◆ **Short task**
Write out the listing below without alteration, omitting its pictures.
== Input ==
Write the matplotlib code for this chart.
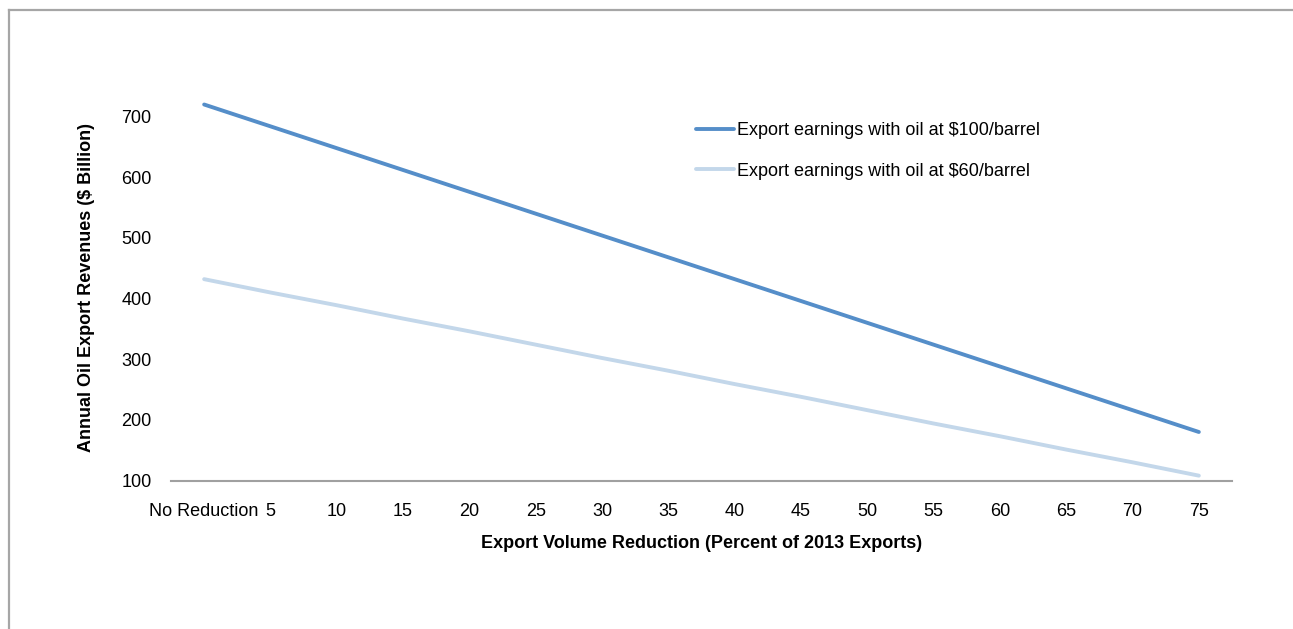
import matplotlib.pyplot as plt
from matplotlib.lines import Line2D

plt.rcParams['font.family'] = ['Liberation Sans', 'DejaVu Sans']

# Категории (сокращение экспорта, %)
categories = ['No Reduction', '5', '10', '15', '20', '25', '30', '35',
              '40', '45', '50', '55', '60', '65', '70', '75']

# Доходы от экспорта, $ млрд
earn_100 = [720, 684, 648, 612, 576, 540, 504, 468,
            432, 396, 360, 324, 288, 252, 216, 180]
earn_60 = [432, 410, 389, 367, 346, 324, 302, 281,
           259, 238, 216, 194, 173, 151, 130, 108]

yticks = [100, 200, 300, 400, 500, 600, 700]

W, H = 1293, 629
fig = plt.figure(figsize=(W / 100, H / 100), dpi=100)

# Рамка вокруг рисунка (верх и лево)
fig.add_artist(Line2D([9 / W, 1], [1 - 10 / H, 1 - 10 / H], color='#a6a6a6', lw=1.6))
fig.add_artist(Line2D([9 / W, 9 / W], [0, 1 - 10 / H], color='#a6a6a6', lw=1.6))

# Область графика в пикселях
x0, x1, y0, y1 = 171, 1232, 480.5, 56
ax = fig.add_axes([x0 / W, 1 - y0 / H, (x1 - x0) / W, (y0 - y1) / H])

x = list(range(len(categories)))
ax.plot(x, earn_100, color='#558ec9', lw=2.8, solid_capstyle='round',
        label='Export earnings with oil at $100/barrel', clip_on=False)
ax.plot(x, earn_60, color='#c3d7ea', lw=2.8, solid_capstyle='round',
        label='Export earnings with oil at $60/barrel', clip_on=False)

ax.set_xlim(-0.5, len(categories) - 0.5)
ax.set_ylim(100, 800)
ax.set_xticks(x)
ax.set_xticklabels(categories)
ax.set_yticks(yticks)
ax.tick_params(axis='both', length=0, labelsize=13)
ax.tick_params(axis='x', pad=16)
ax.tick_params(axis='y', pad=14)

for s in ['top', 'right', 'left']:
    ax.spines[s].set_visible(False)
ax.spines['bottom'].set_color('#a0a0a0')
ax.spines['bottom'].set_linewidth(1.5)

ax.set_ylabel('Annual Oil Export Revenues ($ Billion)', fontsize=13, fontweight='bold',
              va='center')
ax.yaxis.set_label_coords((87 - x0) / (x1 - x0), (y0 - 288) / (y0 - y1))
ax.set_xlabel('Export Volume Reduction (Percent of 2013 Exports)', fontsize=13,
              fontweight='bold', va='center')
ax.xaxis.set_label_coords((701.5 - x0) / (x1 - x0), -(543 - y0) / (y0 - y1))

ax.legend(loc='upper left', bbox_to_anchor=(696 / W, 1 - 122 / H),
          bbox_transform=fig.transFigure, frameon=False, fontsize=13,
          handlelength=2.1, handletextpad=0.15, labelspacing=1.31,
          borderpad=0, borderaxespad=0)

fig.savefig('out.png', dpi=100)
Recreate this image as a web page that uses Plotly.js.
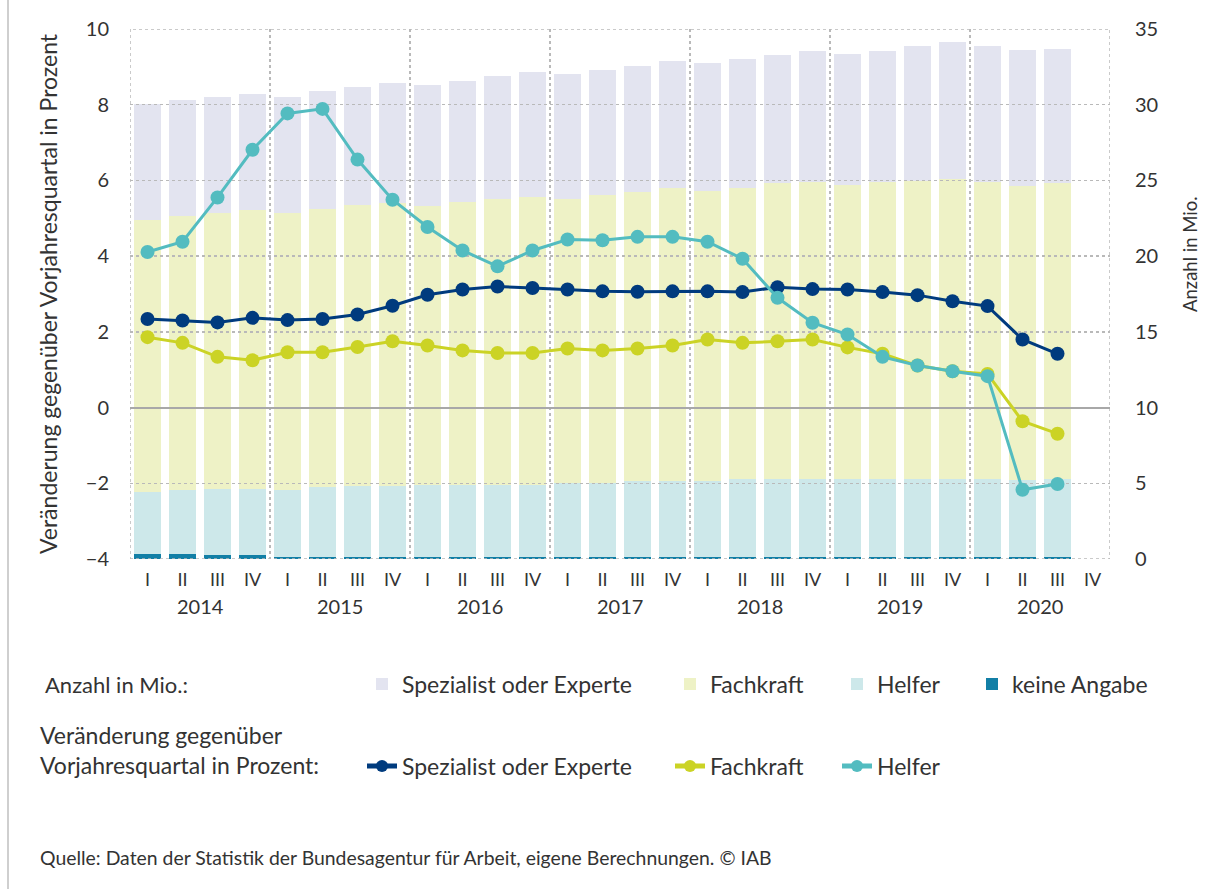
===
◆ **Worked solution**
Write the matplotlib code for this chart.
import matplotlib.pyplot as plt
from matplotlib.lines import Line2D

plt.rcParams['font.family'] = ['Liberation Sans', 'DejaVu Sans']

# Категории (сокращение экспорта, %)
categories = ['No Reduction', '5', '10', '15', '20', '25', '30', '35',
              '40', '45', '50', '55', '60', '65', '70', '75']

# Доходы от экспорта, $ млрд
earn_100 = [720, 684, 648, 612, 576, 540, 504, 468,
            432, 396, 360, 324, 288, 252, 216, 180]
earn_60 = [432, 410, 389, 367, 346, 324, 302, 281,
           259, 238, 216, 194, 173, 151, 130, 108]

yticks = [100, 200, 300, 400, 500, 600, 700]

W, H = 1293, 629
fig = plt.figure(figsize=(W / 100, H / 100), dpi=100)

# Рамка вокруг рисунка (верх и лево)
fig.add_artist(Line2D([9 / W, 1], [1 - 10 / H, 1 - 10 / H], color='#a6a6a6', lw=1.6))
fig.add_artist(Line2D([9 / W, 9 / W], [0, 1 - 10 / H], color='#a6a6a6', lw=1.6))

# Область графика в пикселях
x0, x1, y0, y1 = 171, 1232, 480.5, 56
ax = fig.add_axes([x0 / W, 1 - y0 / H, (x1 - x0) / W, (y0 - y1) / H])

x = list(range(len(categories)))
ax.plot(x, earn_100, color='#558ec9', lw=2.8, solid_capstyle='round',
        label='Export earnings with oil at $100/barrel', clip_on=False)
ax.plot(x, earn_60, color='#c3d7ea', lw=2.8, solid_capstyle='round',
        label='Export earnings with oil at $60/barrel', clip_on=False)

ax.set_xlim(-0.5, len(categories) - 0.5)
ax.set_ylim(100, 800)
ax.set_xticks(x)
ax.set_xticklabels(categories)
ax.set_yticks(yticks)
ax.tick_params(axis='both', length=0, labelsize=13)
ax.tick_params(axis='x', pad=16)
ax.tick_params(axis='y', pad=14)

for s in ['top', 'right', 'left']:
    ax.spines[s].set_visible(False)
ax.spines['bottom'].set_color('#a0a0a0')
ax.spines['bottom'].set_linewidth(1.5)

ax.set_ylabel('Annual Oil Export Revenues ($ Billion)', fontsize=13, fontweight='bold',
              va='center')
ax.yaxis.set_label_coords((87 - x0) / (x1 - x0), (y0 - 288) / (y0 - y1))
ax.set_xlabel('Export Volume Reduction (Percent of 2013 Exports)', fontsize=13,
              fontweight='bold', va='center')
ax.xaxis.set_label_coords((701.5 - x0) / (x1 - x0), -(543 - y0) / (y0 - y1))

ax.legend(loc='upper left', bbox_to_anchor=(696 / W, 1 - 122 / H),
          bbox_transform=fig.transFigure, frameon=False, fontsize=13,
          handlelength=2.1, handletextpad=0.15, labelspacing=1.31,
          borderpad=0, borderaxespad=0)

fig.savefig('out.png', dpi=100)
Recreate this image as a web page that uses Plotly.js.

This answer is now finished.